There are many ways to describe the culture of a church. But, what about the values of a congregation? An organization’s values are those underlying assumptions that guide the decision-making and actions taken. Many times values are put into competition with one another. As though one category is more desirable than another. Terms such as maintenance vs. mission or traditional vs. contemporary are used to note these distinctions.
In a pastoral leadership course I took in undergrad, we discussed this dichotomy and the group created two lists of values. I recently came across it. The list looked at the values of churches but focused on a healthier set of categories. The terms used were foundational and functional. If memory serves me correctly, there were ten students in the class and the professor. We had students from different denominations and pastoral experience. This is the list we made during a single class meeting.
The table itself brings back good memories of that class. However, it also reminds me of the need for good teachers who help students get past misconceptions and see things at a deeper level.

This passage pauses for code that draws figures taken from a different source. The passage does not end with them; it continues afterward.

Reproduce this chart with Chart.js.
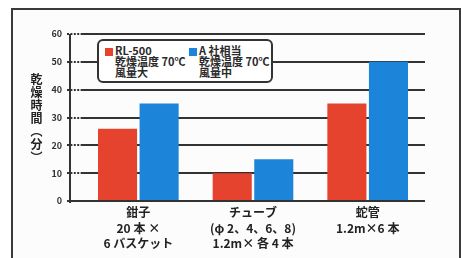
<!DOCTYPE html>
<html><head><meta charset="utf-8">
<script src="https://cdn.jsdelivr.net/npm/chart.js@4/dist/chart.umd.min.js"></script>
<style>
html,body{margin:0;padding:0;background:#fff;}
#wrap{position:relative;width:461px;height:258px;overflow:hidden;}
#frame{position:absolute;left:11px;top:8px;width:446px;height:260px;border:2px solid #3a3a3a;background:#fcfcfc;}
#c{position:absolute;left:0;top:0;}
#ytitle{position:absolute;left:28px;top:73px;writing-mode:vertical-rl;text-orientation:mixed;font:bold 12px "Noto Sans CJK JP";letter-spacing:1px;color:#222;}
#legend{position:absolute;left:97px;top:39px;width:172px;height:40px;border:2px solid #333;border-radius:6px;background:#fff;font:bold 11px/11px "Noto Sans CJK JP";color:#2a2a2a;}
.col{position:absolute;top:4px;}
.sw{position:absolute;left:0;top:3px;width:8px;height:8px;}
.txt{position:absolute;left:10px;top:0;white-space:nowrap;}
</style></head>
<body><div id="wrap"><div id="frame"></div><canvas id="c" width="461" height="258"></canvas>
<div id="ytitle"></div><div id="legend"></div></div>
<script>
const categories = [["鉗子","20 本 ×","6 バスケット"],["チューブ","(φ 2、4、6、8)","1.2m× 各 4 本"],["蛇管","1.2m×6 本"]];
const seriesNames = [["RL-500","乾燥温度 70℃","風量大"],["A 社相当","乾燥温度 70℃","風量中"]];
const rl500 = [26, 10, 35];
const companyA = [35, 15, 50];
const yTicks = [0,10,20,30,40,50,60];
const yTitle = "乾燥時間（分）";
const colors = ["#e5432d","#1c84d9"];

document.getElementById('ytitle').textContent = yTitle;
const leg = document.getElementById('legend');
[6, 90].forEach((x,i)=>{
  const col=document.createElement('div');col.className='col';col.style.left=x+'px';
  const sw=document.createElement('div');sw.className='sw';sw.style.background=colors[i];col.appendChild(sw);
  const t=document.createElement('div');t.className='txt';t.innerHTML=seriesNames[i].join('<br>');col.appendChild(t);
  leg.appendChild(col);
});

const axisPlugin = {
  id:'axisLines',
  afterDraw(chart){
    const {ctx, chartArea:a} = chart;
    ctx.save();
    ctx.strokeStyle='#333';ctx.lineWidth=2;ctx.setLineDash([]);
    ctx.beginPath();ctx.moveTo(a.left-11,a.bottom);ctx.lineTo(a.right-2,a.bottom);ctx.stroke();
    ctx.beginPath();ctx.moveTo(a.left-11,a.top);ctx.lineTo(a.left-11,a.bottom+2);ctx.stroke();
    ctx.restore();
  }
};

new Chart(document.getElementById('c'),{
  type:'bar',
  data:{labels:categories,datasets:[
    {label:seriesNames[0][0],data:rl500,backgroundColor:colors[0]},
    {label:seriesNames[1][0],data:companyA,backgroundColor:colors[1]}
  ]},
  options:{
    responsive:false,animation:false,
    layout:{padding:{left:0,right:36,top:34,bottom:0}},
    datasets:{bar:{categoryPercentage:0.725,barPercentage:0.94}},
    plugins:{legend:{display:false},tooltip:{enabled:false}},
    scales:{
      x:{
        grid:{display:false,drawTicks:false},
        border:{display:false},
        ticks:{padding:3,color:'#222',font:{family:'"Noto Sans CJK JP"',size:12,weight:'bold',lineHeight:1.33}},
        afterFit(s){s.height=57;}
      },
      y:{
        min:0,max:60,
        afterBuildTicks(s){s.ticks=yTicks.map(v=>({value:v}));},
        grid:{color:'#333',lineWidth:2,borderDash:[2,1.4],tickLength:14,tickColor:'#333',tickWidth:2,tickBorderDash:[2,1.4]},
        border:{display:false},
        ticks:{padding:5,color:'#333',font:{family:'"Noto Sans CJK JP"',size:9,weight:'bold'}},
        afterFit(s){s.width=81;}
      }
    }
  },
  plugins:[axisPlugin]
});
</script></body></html>
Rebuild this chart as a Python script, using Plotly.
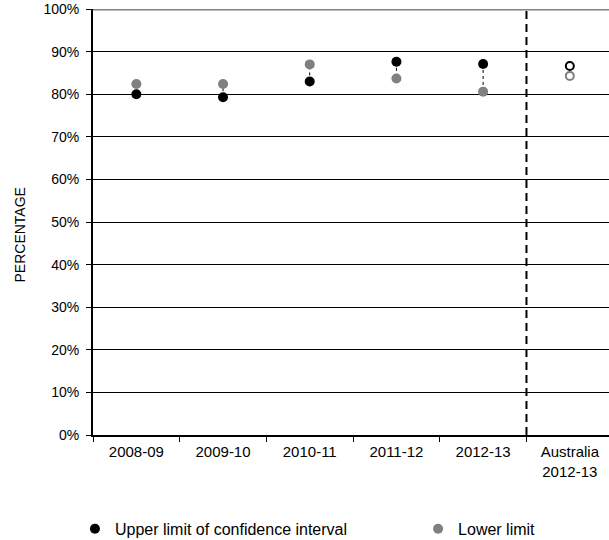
import plotly.graph_objects as go

# Reporting periods (state series) and the national comparison column
periods = ["2008-09", "2009-10", "2010-11", "2011-12", "2012-13"]
national_label = "Australia<br>2012-13"

# Confidence interval limits, per cent
upper_limit = [80.0, 79.3, 83.0, 87.6, 87.1]
lower_limit = [82.4, 82.4, 87.0, 83.7, 80.6]
national_upper = [86.6]
national_lower = [84.3]

y_ticks = list(range(0, 101, 10))
y_tick_text = [f"{v}%" for v in y_ticks]

BLACK = "#000000"
GREY = "#808080"
FONT = "Liberation Sans, Arial, sans-serif"

categories = periods + [national_label]

fig = go.Figure()

# Dotted connectors between the two limits of each period
for p, u, l in zip(periods, upper_limit, lower_limit):
    fig.add_trace(go.Scatter(
        x=[p, p], y=[u, l], mode="lines",
        line=dict(color=BLACK, width=1, dash="dot"),
        showlegend=False, hoverinfo="skip",
    ))

fig.add_trace(go.Scatter(
    x=periods, y=upper_limit, mode="markers",
    name="Upper limit of confidence interval",
    marker=dict(color=BLACK, size=10),
    legend="legend",
))
fig.add_trace(go.Scatter(
    x=periods, y=lower_limit, mode="markers",
    name="Lower limit",
    marker=dict(color=GREY, size=10),
    legend="legend2",
))

# National figures drawn as hollow circles
fig.add_trace(go.Scatter(
    x=[national_label], y=national_upper, mode="markers",
    marker=dict(color="white", size=8, line=dict(color=BLACK, width=2)),
    showlegend=False,
))
fig.add_trace(go.Scatter(
    x=[national_label], y=national_lower, mode="markers",
    marker=dict(color="white", size=8, line=dict(color=GREY, width=2)),
    showlegend=False,
))

# Separator between the state series and the national column
fig.add_shape(type="line", xref="x", yref="y",
              x0=4.5, x1=4.5, y0=0, y1=100,
              line=dict(color=BLACK, width=2, dash="8px,5px"))
# Grey top border at 100%
fig.add_shape(type="line", xref="paper", yref="y",
              x0=0, x1=1, y0=100, y1=100,
              line=dict(color=GREY, width=3))

fig.add_annotation(
    text="PERCENTAGE", textangle=-90, showarrow=False,
    xref="paper", yref="paper", x=-0.142, y=0.47,
    xanchor="center", yanchor="middle",
    font=dict(family=FONT, size=14, color="#000000"),
)

fig.update_xaxes(
    type="category", categoryorder="array", categoryarray=categories,
    range=[-0.5, 5.452],
    showline=True, linecolor=BLACK, linewidth=2,
    ticks="outside", tickson="boundaries", ticklen=5, tickcolor=BLACK,
    showgrid=False, zeroline=False,
    tickfont=dict(family=FONT, size=15, color="#000000"),
    ticklabelstandoff=2,
)
fig.update_yaxes(
    range=[0, 100], tickvals=y_ticks, ticktext=y_tick_text,
    showline=True, linecolor=BLACK, linewidth=2,
    ticks="outside", ticklen=5, tickcolor=BLACK,
    showgrid=True, gridcolor=BLACK, gridwidth=1, zeroline=False,
    tickfont=dict(family=FONT, size=14, color="#000000"),
    ticklabelstandoff=4,
)

legend_style = dict(
    orientation="h", xanchor="left", yanchor="top",
    xref="paper", yref="container",
    font=dict(family=FONT, size=16, color="#000000"),
    itemwidth=30, bgcolor="rgba(0,0,0,0)",
)

fig.update_layout(
    width=609, height=540,
    margin=dict(l=93, r=0, t=9, b=105),
    paper_bgcolor="white", plot_bgcolor="white",
    showlegend=True,
    legend=dict(x=-0.035, y=0.052, **legend_style),
    legend2=dict(x=0.63, y=0.052, **legend_style),
)

fig.write_html("out.html")
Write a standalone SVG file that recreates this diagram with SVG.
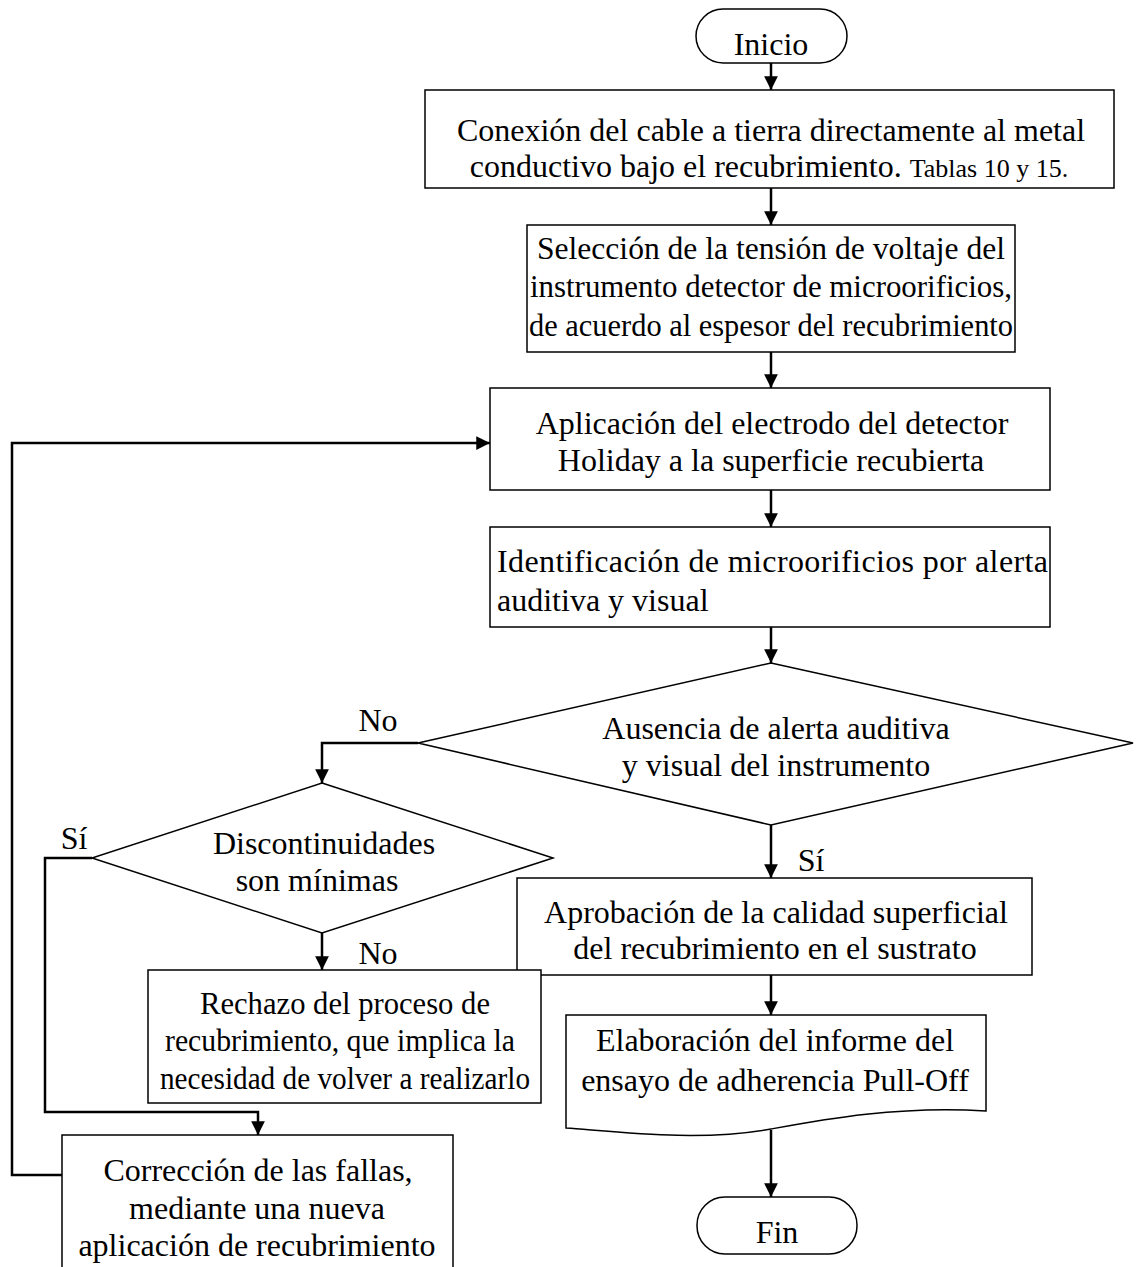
<svg xmlns="http://www.w3.org/2000/svg" width="1136" height="1267" viewBox="0 0 1136 1267">
<style>
  .shape { fill: #fff; stroke: #000; stroke-width: 1.5; }
  .conn { fill: none; stroke: #000; stroke-width: 2.5; }
  text { font-family: "Liberation Serif", "Times New Roman", serif; font-size: 32px; fill: #000; }
  .c { text-anchor: middle; }
  .small { font-size: 26px; }
</style>
<defs>
  <marker id="arrow" viewBox="0 0 10 10" refX="10" refY="5" markerWidth="5.5" markerHeight="5.5" markerUnits="strokeWidth" orient="auto">
    <path d="M0,0 L10,5 L0,10 z" fill="#000"/>
  </marker>
</defs>
<rect width="1136" height="1267" fill="#fff"/>

<g id="connectors">
  <path class="conn" d="M771,63 V90" marker-end="url(#arrow)"/>
  <path class="conn" d="M771,188 V225" marker-end="url(#arrow)"/>
  <path class="conn" d="M771,352 V388" marker-end="url(#arrow)"/>
  <path class="conn" d="M771,490 V527" marker-end="url(#arrow)"/>
  <path class="conn" d="M771,627 V663" marker-end="url(#arrow)"/>
  <path class="conn" d="M418,743 H322 V783" marker-end="url(#arrow)"/>
  <path class="conn" d="M771,825 V878" marker-end="url(#arrow)"/>
  <path class="conn" d="M322,933 V970" marker-end="url(#arrow)"/>
  <path class="conn" d="M92,858 H45 V1112 H258 V1135" marker-end="url(#arrow)"/>
  <path class="conn" d="M771,975 V1015" marker-end="url(#arrow)"/>
  <path class="conn" d="M771,1130 V1197" marker-end="url(#arrow)"/>
  <path class="conn" d="M62,1175 H12 V443 H490" marker-end="url(#arrow)"/>
  <text x="378" y="731" class="c">No</text>
  <text x="811" y="871" class="c">Sí</text>
  <text x="74" y="849" class="c">Sí</text>
  <text x="378" y="964" class="c">No</text>
</g>

<g id="inicio">
  <rect class="shape" x="696" y="9" width="151" height="54" rx="27"/>
  <text x="771" y="55" class="c">Inicio</text>
</g>

<g id="conexion">
  <rect class="shape" x="425" y="90" width="689" height="98"/>
  <text x="771" y="141" class="c">Conexión del cable a tierra directamente al metal</text>
  <text x="769" y="177" class="c">conductivo bajo el recubrimiento. <tspan class="small">Tablas 10 y 15.</tspan></text>
</g>

<g id="seleccion">
  <rect class="shape" x="527" y="225" width="488" height="127"/>
  <text x="771" y="259" class="c" textLength="468" lengthAdjust="spacingAndGlyphs">Selección de la tensión de voltaje del</text>
  <text x="771" y="297" class="c" textLength="482" lengthAdjust="spacingAndGlyphs">instrumento detector de microorificios,</text>
  <text x="771" y="336" class="c" textLength="484" lengthAdjust="spacingAndGlyphs">de acuerdo al espesor del recubrimiento</text>
</g>

<g id="aplicacion">
  <rect class="shape" x="490" y="388" width="560" height="102"/>
  <text x="772" y="434" class="c">Aplicación del electrodo del detector</text>
  <text x="771" y="471" class="c">Holiday a la superficie recubierta</text>
</g>

<g id="identificacion">
  <rect class="shape" x="490" y="527" width="560" height="100"/>
  <text x="497" y="572" textLength="551" lengthAdjust="spacing">Identificación de microorificios por alerta</text>
  <text x="497" y="611">auditiva y visual</text>
</g>

<g id="ausencia">
  <polygon class="shape" points="771,663 1133,743 771,825 418,743"/>
  <text x="776" y="739" class="c">Ausencia de alerta auditiva</text>
  <text x="776" y="776" class="c">y visual del instrumento</text>
</g>

<g id="discontinuidades">
  <polygon class="shape" points="322,783 553,858 322,933 92,858"/>
  <text x="324" y="854" class="c">Discontinuidades</text>
  <text x="317" y="891" class="c">son mínimas</text>
</g>

<g id="aprobacion">
  <rect class="shape" x="517" y="878" width="515" height="97"/>
  <text x="776" y="923" class="c">Aprobación de la calidad superficial</text>
  <text x="775" y="959" class="c">del recubrimiento en el sustrato</text>
</g>

<g id="rechazo">
  <rect class="shape" x="148" y="970" width="393" height="133"/>
  <text x="345" y="1014" class="c" textLength="290" lengthAdjust="spacingAndGlyphs">Rechazo del proceso de</text>
  <text x="340" y="1051" class="c" textLength="350" lengthAdjust="spacingAndGlyphs">recubrimiento, que implica la</text>
  <text x="345" y="1089" class="c" textLength="370" lengthAdjust="spacingAndGlyphs">necesidad de volver a realizarlo</text>
</g>

<g id="informe">
  <path class="shape" d="M566,1015 H986 V1111 C900,1105 820,1120 771,1129 C700,1142 620,1132 566,1128 Z"/>
  <text x="775" y="1051" class="c">Elaboración del informe del</text>
  <text x="775" y="1091" class="c">ensayo de adherencia Pull-Off</text>
</g>

<g id="correccion">
  <rect class="shape" x="62" y="1135" width="391" height="140"/>
  <text x="258" y="1181" class="c">Corrección de las fallas,</text>
  <text x="257" y="1219" class="c">mediante una nueva</text>
  <text x="257" y="1256" class="c">aplicación de recubrimiento</text>
</g>

<g id="fin">
  <rect class="shape" x="697" y="1197" width="160" height="57" rx="28"/>
  <text x="777" y="1243" class="c">Fin</text>
</g>
</svg>
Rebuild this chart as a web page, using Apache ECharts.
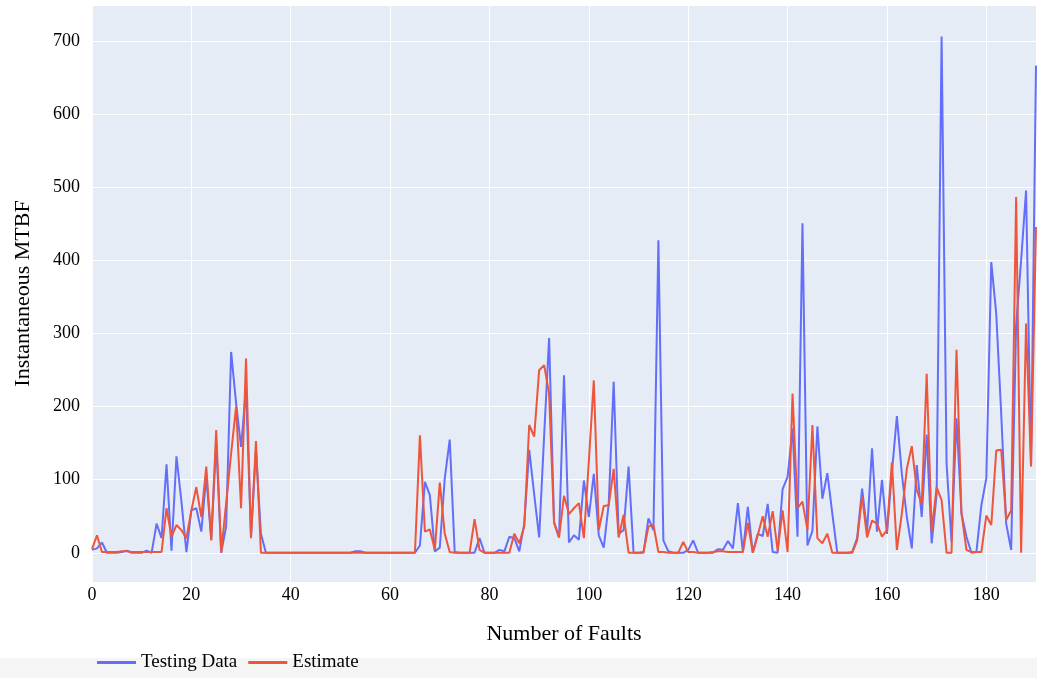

While there are indeed some issues on both sides of the table, reasonable thinking would see both sides having desirable values. We certainly need the timeless foundational values that center around doctrine and the Christian faith. At the same time, the functional or operational values note that while the message does not change, the method does. Our local churches would benefit from a healthy dose of excellence. If we continually pursue mediocrity or worse, our ability to lead people to Christ and disciple them is severely impacted.
Are there other foundational or functional values you would add?